Reproduce the full listing below unchanged, apart from the pictures.
..........
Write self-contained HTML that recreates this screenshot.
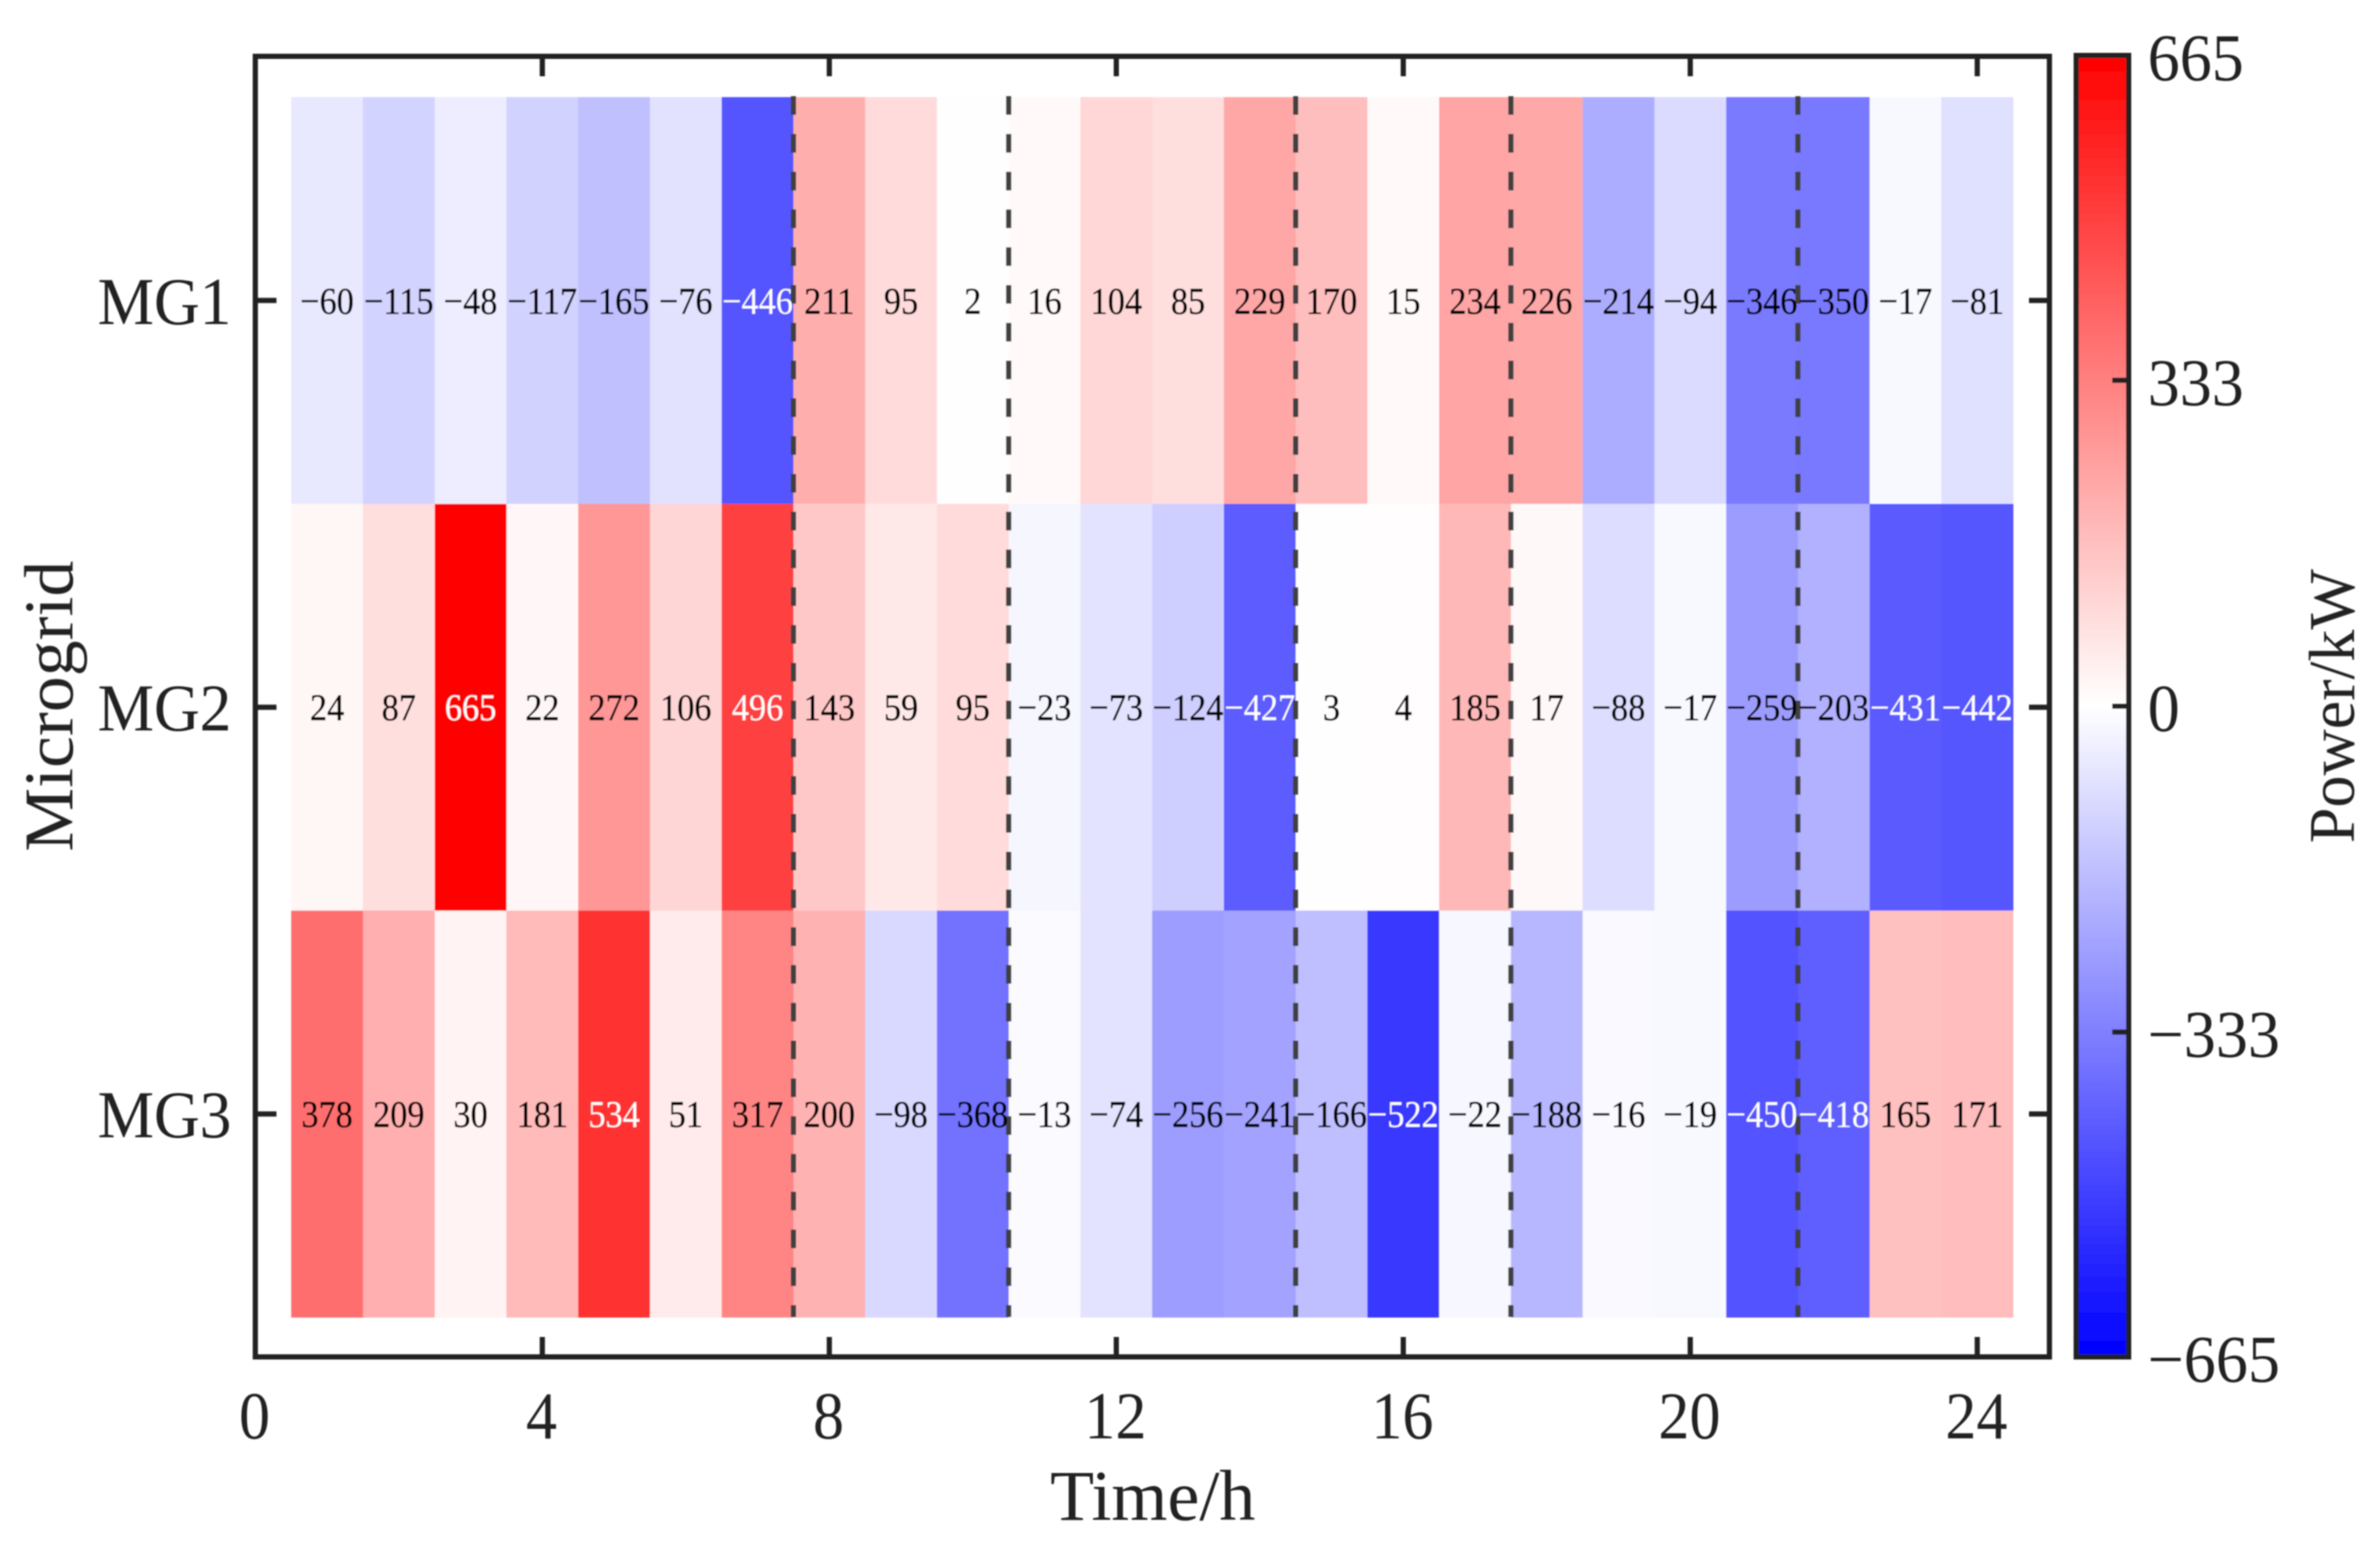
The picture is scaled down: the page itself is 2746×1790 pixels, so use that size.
<!DOCTYPE html>
<html lang="en">
<head>
<meta charset="utf-8">
<title>Microgrid power heatmap</title>
<style>
html,body{margin:0;padding:0;background:#fff;width:2746px;height:1790px;overflow:hidden}
svg{display:block}
text{font-family:"Liberation Serif","Times New Roman",serif}
</style>
</head>
<body>
<svg id="chart" xmlns="http://www.w3.org/2000/svg" width="2746" height="1790" viewBox="0 0 2746 1790">
  <defs>
    <linearGradient id="bwr" x1="0" y1="0" x2="0" y2="1">
      <stop offset="0" stop-color="#ff0000"/>
      <stop offset="0.5" stop-color="#ffffff"/>
      <stop offset="1" stop-color="#0000ff"/>
    </linearGradient>
    <filter id="soft" x="0" y="0" width="100%" height="100%" filterUnits="objectBoundingBox">
      <feGaussianBlur stdDeviation="0.7"/>
    </filter>
  </defs>
  <rect x="0" y="0" width="2746" height="1790" fill="#ffffff"/>
  <g id="root" filter="url(#soft)"></g>
</svg>
<script>
const rowLabels = ["MG1", "MG2", "MG3"];
const mg1Values = [-60, -115, -48, -117, -165, -76, -446, 211, 95, 2, 16, 104, 85, 229, 170, 15, 234, 226, -214, -94, -346, -350, -17, -81];
const mg2Values = [24, 87, 665, 22, 272, 106, 496, 143, 59, 95, -23, -73, -124, -427, 3, 4, 185, 17, -88, -17, -259, -203, -431, -442];
const mg3Values = [378, 209, 30, 181, 534, 51, 317, 200, -98, -368, -13, -74, -256, -241, -166, -522, -22, -188, -16, -19, -450, -418, 165, 171];
const xTickValues = [0, 4, 8, 12, 16, 20, 24];
const colorbarTicks = [665, 333, 0, -333, -665];
const dividerHours = [7.5, 10.5, 14.5, 17.5, 21.5];
const colorLimit = 665;

const series = [mg1Values, mg2Values, mg3Values];
const NS = "http://www.w3.org/2000/svg";
const root = document.getElementById("root");
const INK = "#222222";

function xScale(h) { return 294.6 + h * 82.78; }
function rowCenter(i) { return 346.8 + i * 469.4; }
function cbScale(v) { return 815 - (v / colorLimit) * 751; }
function minusText(v) { return String(v).replace("-", "\u2212"); }
function bwr(v) {
  const t = Math.min(1, Math.abs(v) / colorLimit);
  const c = Math.round(255 * (1 - t));
  return v >= 0 ? "rgb(255," + c + "," + c + ")" : "rgb(" + c + "," + c + ",255)";
}
function make(tag, attrs) {
  const el = document.createElementNS(NS, tag);
  for (const k in attrs) el.setAttribute(k, attrs[k]);
  root.appendChild(el);
  return el;
}
function label(str, x, y, size, anchor, sx, fill, rot) {
  const tf = "translate(" + x + "," + y + ")" + (rot ? " rotate(" + rot + ")" : "") + " scale(" + sx + ",1)";
  const el = make("text", { transform: tf, "font-size": size, "text-anchor": anchor, fill: fill });
  el.textContent = str;
  return el;
}

/* heatmap cells */
series.forEach(function (vals, r) {
  vals.forEach(function (v, c) {
    const x0 = xScale(c + 0.5), x1 = xScale(c + 1.5);
    const cell = make("rect", { x: x0, y: rowCenter(r) - 234.7, width: x1 - x0 + 0.3, height: 469.7, fill: bwr(v) });
    
    
  });
});

/* dashed dividers */
dividerHours.forEach(function (h) {
  const line = make("line", { x1: xScale(h), x2: xScale(h), y1: 111, y2: 1520, stroke: "#404040", "stroke-width": 6, "stroke-dasharray": "21.5 22.1" });
  
  
});

/* cell value labels */
series.forEach(function (vals, r) {
  vals.forEach(function (v, c) {
    const light = Math.abs(v) > 400;
    const t = label(minusText(v), xScale(c + 1), rowCenter(r) + 15, 43, "middle", 0.92, light ? "#ffffff" : "#000000");
    if (!light) {
      t.setAttribute("stroke", "#000000");
      t.setAttribute("stroke-width", "0.5");
    }
    
    
  });
});

/* axes frame */
const frame = make("rect", { x: 294.6, y: 65, width: 2070, height: 1501, fill: "none", stroke: INK, "stroke-width": 6 });



/* x ticks */
xTickValues.forEach(function (h) {
  const px = xScale(h);
  if (h !== 0) {
    const bottom = make("line", { x1: px, x2: px, y1: 1566, y2: 1543, stroke: INK, "stroke-width": 6 });
    
    
    const top = make("line", { x1: px, x2: px, y1: 65, y2: 88, stroke: INK, "stroke-width": 6 });
    
    
  }
  const t = label(String(h), px - 1, 1660, 77, "middle", 0.93, INK);
  
  
});

/* y ticks */
rowLabels.forEach(function (name, r) {
  const py = rowCenter(r);
  const left = make("line", { x1: 294.6, x2: 319, y1: py, y2: py, stroke: INK, "stroke-width": 6 });
  
  
  const right = make("line", { x1: 2364.6, x2: 2341, y1: py, y2: py, stroke: INK, "stroke-width": 6 });
  
  
  const t = label(name, 267, py + 27, 77, "end", 0.95, INK);
  
  
});

/* axis titles */
const xTitle = label("Time/h", 1330, 1754, 83, "middle", 1, INK);


const yTitle = label("Microgrid", 83.5, 815, 80, "middle", 1.035, INK, -90);



/* colorbar */
const cbFill = make("rect", { x: 2395.5, y: 64, width: 60.5, height: 1502, fill: "url(#bwr)", stroke: INK, "stroke-width": 6 });


colorbarTicks.forEach(function (v) {
  const py = cbScale(v);
  if (Math.abs(v) !== colorLimit) {
    const tick = make("line", { x1: 2456, x2: 2437, y1: py, y2: py, stroke: INK, "stroke-width": 6 });
    
    
  }
  const t = label(minusText(v), 2478, py + 28.5, 77, "start", 0.96, INK);
  
  
});
const cbTitle = label("Power/kW", 2716, 815, 75.5, "middle", 0.98, INK, -90);


</script>
</body>
</html>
..........
ANSWER TO THE TASK:
Write self-contained HTML that recreates this screenshot.
The picture is scaled down: the page itself is 2746×1790 pixels, so use that size.
<!DOCTYPE html>
<html lang="en">
<head>
<meta charset="utf-8">
<title>Microgrid power heatmap</title>
<style>
html,body{margin:0;padding:0;background:#fff;width:2746px;height:1790px;overflow:hidden}
svg{display:block}
text{font-family:"Liberation Serif","Times New Roman",serif}
</style>
</head>
<body>
<svg id="chart" xmlns="http://www.w3.org/2000/svg" width="2746" height="1790" viewBox="0 0 2746 1790">
  <defs>
    <linearGradient id="bwr" x1="0" y1="0" x2="0" y2="1">
      <stop offset="0" stop-color="#ff0000"/>
      <stop offset="0.5" stop-color="#ffffff"/>
      <stop offset="1" stop-color="#0000ff"/>
    </linearGradient>
    <filter id="soft" x="0" y="0" width="100%" height="100%" filterUnits="objectBoundingBox">
      <feGaussianBlur stdDeviation="0.7"/>
    </filter>
  </defs>
  <rect x="0" y="0" width="2746" height="1790" fill="#ffffff"/>
  <g id="root" filter="url(#soft)"></g>
</svg>
<script>
const rowLabels = ["MG1", "MG2", "MG3"];
const mg1Values = [-60, -115, -48, -117, -165, -76, -446, 211, 95, 2, 16, 104, 85, 229, 170, 15, 234, 226, -214, -94, -346, -350, -17, -81];
const mg2Values = [24, 87, 665, 22, 272, 106, 496, 143, 59, 95, -23, -73, -124, -427, 3, 4, 185, 17, -88, -17, -259, -203, -431, -442];
const mg3Values = [378, 209, 30, 181, 534, 51, 317, 200, -98, -368, -13, -74, -256, -241, -166, -522, -22, -188, -16, -19, -450, -418, 165, 171];
const xTickValues = [0, 4, 8, 12, 16, 20, 24];
const colorbarTicks = [665, 333, 0, -333, -665];
const dividerHours = [7.5, 10.5, 14.5, 17.5, 21.5];
const colorLimit = 665;

const series = [mg1Values, mg2Values, mg3Values];
const NS = "http://www.w3.org/2000/svg";
const root = document.getElementById("root");
const INK = "#222222";

function xScale(h) { return 294.6 + h * 82.78; }
function rowCenter(i) { return 346.8 + i * 469.4; }
function cbScale(v) { return 815 - (v / colorLimit) * 751; }
function minusText(v) { return String(v).replace("-", "\u2212"); }
function bwr(v) {
  const t = Math.min(1, Math.abs(v) / colorLimit);
  const c = Math.round(255 * (1 - t));
  return v >= 0 ? "rgb(255," + c + "," + c + ")" : "rgb(" + c + "," + c + ",255)";
}
function make(tag, attrs) {
  const el = document.createElementNS(NS, tag);
  for (const k in attrs) el.setAttribute(k, attrs[k]);
  root.appendChild(el);
  return el;
}
function label(str, x, y, size, anchor, sx, fill, rot) {
  const tf = "translate(" + x + "," + y + ")" + (rot ? " rotate(" + rot + ")" : "") + " scale(" + sx + ",1)";
  const el = make("text", { transform: tf, "font-size": size, "text-anchor": anchor, fill: fill });
  el.textContent = str;
  return el;
}

/* heatmap cells */
series.forEach(function (vals, r) {
  vals.forEach(function (v, c) {
    const x0 = xScale(c + 0.5), x1 = xScale(c + 1.5);
    const cell = make("rect", { x: x0, y: rowCenter(r) - 234.7, width: x1 - x0 + 0.3, height: 469.7, fill: bwr(v) });
    
    
  });
});

/* dashed dividers */
dividerHours.forEach(function (h) {
  const line = make("line", { x1: xScale(h), x2: xScale(h), y1: 111, y2: 1520, stroke: "#404040", "stroke-width": 6, "stroke-dasharray": "21.5 22.1" });
  
  
});

/* cell value labels */
series.forEach(function (vals, r) {
  vals.forEach(function (v, c) {
    const light = Math.abs(v) > 400;
    const t = label(minusText(v), xScale(c + 1), rowCenter(r) + 15, 43, "middle", 0.92, light ? "#ffffff" : "#000000");
    if (!light) {
      t.setAttribute("stroke", "#000000");
      t.setAttribute("stroke-width", "0.5");
    }
    
    
  });
});

/* axes frame */
const frame = make("rect", { x: 294.6, y: 65, width: 2070, height: 1501, fill: "none", stroke: INK, "stroke-width": 6 });



/* x ticks */
xTickValues.forEach(function (h) {
  const px = xScale(h);
  if (h !== 0) {
    const bottom = make("line", { x1: px, x2: px, y1: 1566, y2: 1543, stroke: INK, "stroke-width": 6 });
    
    
    const top = make("line", { x1: px, x2: px, y1: 65, y2: 88, stroke: INK, "stroke-width": 6 });
    
    
  }
  const t = label(String(h), px - 1, 1660, 77, "middle", 0.93, INK);
  
  
});

/* y ticks */
rowLabels.forEach(function (name, r) {
  const py = rowCenter(r);
  const left = make("line", { x1: 294.6, x2: 319, y1: py, y2: py, stroke: INK, "stroke-width": 6 });
  
  
  const right = make("line", { x1: 2364.6, x2: 2341, y1: py, y2: py, stroke: INK, "stroke-width": 6 });
  
  
  const t = label(name, 267, py + 27, 77, "end", 0.95, INK);
  
  
});

/* axis titles */
const xTitle = label("Time/h", 1330, 1754, 83, "middle", 1, INK);


const yTitle = label("Microgrid", 83.5, 815, 80, "middle", 1.035, INK, -90);



/* colorbar */
const cbFill = make("rect", { x: 2395.5, y: 64, width: 60.5, height: 1502, fill: "url(#bwr)", stroke: INK, "stroke-width": 6 });


colorbarTicks.forEach(function (v) {
  const py = cbScale(v);
  if (Math.abs(v) !== colorLimit) {
    const tick = make("line", { x1: 2456, x2: 2437, y1: py, y2: py, stroke: INK, "stroke-width": 6 });
    
    
  }
  const t = label(minusText(v), 2478, py + 28.5, 77, "start", 0.96, INK);
  
  
});
const cbTitle = label("Power/kW", 2716, 815, 75.5, "middle", 0.98, INK, -90);


</script>
</body>
</html>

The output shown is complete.